Dereek told him again about his last day in the Ninth Ward house he’d grown up in, which, having lasted through four previous generations in his family, was swallowed in minutes by the flood. When the helicopter’s rescue basket lifted him high above the neighborhood, he had looked down at the horror. As he rose higher, so did the water, it seemed, engulfing the house as it collapsed and floated in the current, disappearing from view. He knew his house and every other house of the block would not survive this. The world he’d known was gone.
He had promised his father years before when he died that he would take good care of the house and pass it down the line. Children, grandchildren, great-grandchildren. Each new generation of Bradfords born with a house waiting for them. He had plans to bump out the kitchen the way his mother, who years before lost a mid-life battle with diabetes, had always wanted. But now, the rumors about the future of the Lower Nine kept him awake at night.
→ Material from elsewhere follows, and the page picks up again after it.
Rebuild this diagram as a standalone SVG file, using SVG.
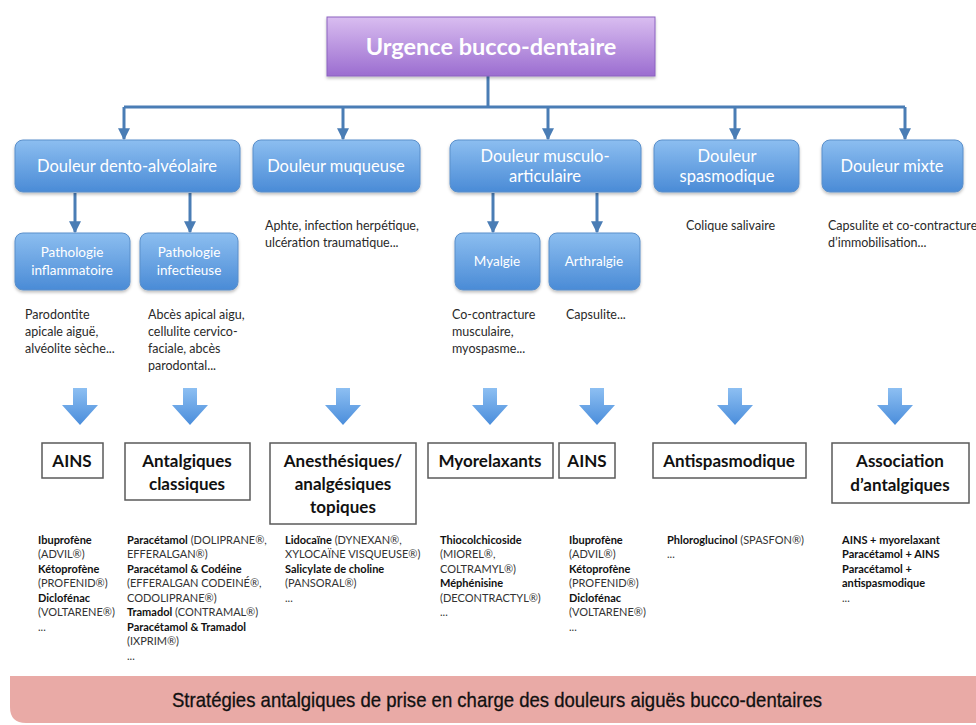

“My granddaddy owned that land, free and clear, and so did his daddy before him,” he said shaking his head. “That piece of land is all I got, you know what I’m sayin? It’s like family. It’s
mine.
They got no right to it.”
Julian had heard the rumors, floating mostly from meetings held around town as city officials grappled with the fragile future of New Orleans. To many, it seemed the close-knit black community was as disposable as the land near his father’s house in the Treme that had been destroyed forty years ago to make way for the 1-10 overpass. He understood who “they” were: the planners and players, movers and shakers who, now that so much of the city was uninhabitable, talked of reshaping it with a different footprint, one that left out the lower-lying neighborhoods of the working class. The guys in the suits didn’t seem to know much about how their ancestors—freed slaves, many of them—had all sweated blood over their own patch of land for the future of their children and children’s children, and they didn’t much care.
Julian’s life in New York was far removed from the thrust and parry, the pull and give of precious family land. His thousand square foot co-op over a Brooklyn Wash-a-teria was free of the ties of ancestral history. But hearing Dereek’s words, he thought of Silver Creek. That plot of land had placed him, alongside his old friends, square in the middle of a struggle to preserve the past. His father had tried so many times to tell him—land meant history, and history meant you knew who you were. It was the legend that helped decipher the map of your life.
Even if you were poor and didn’t have, as his father used to say, two dimes to rub together, land meant you always had a place in the world. Julian had grown up with folks who owned little more than a ragged patch of dirt, but held their heads up high. At least they had
that
.
With the street lamps not working, the only light on the block was the glimmer of the pale autumn moon. Dereek had always had a youthful face, and usually looked younger than his twentysomething years. But now, washed in hard angles of light and shadow, it glowed with the deep pallor of a man in struggle, the young eyes aged by a reflection of all he had seen. It was a look that had become too familiar in New Orleans lately: lost, despairing, stunned. But somehow, Dereek’s large, dark eyes still reflected the faintest trace of hope.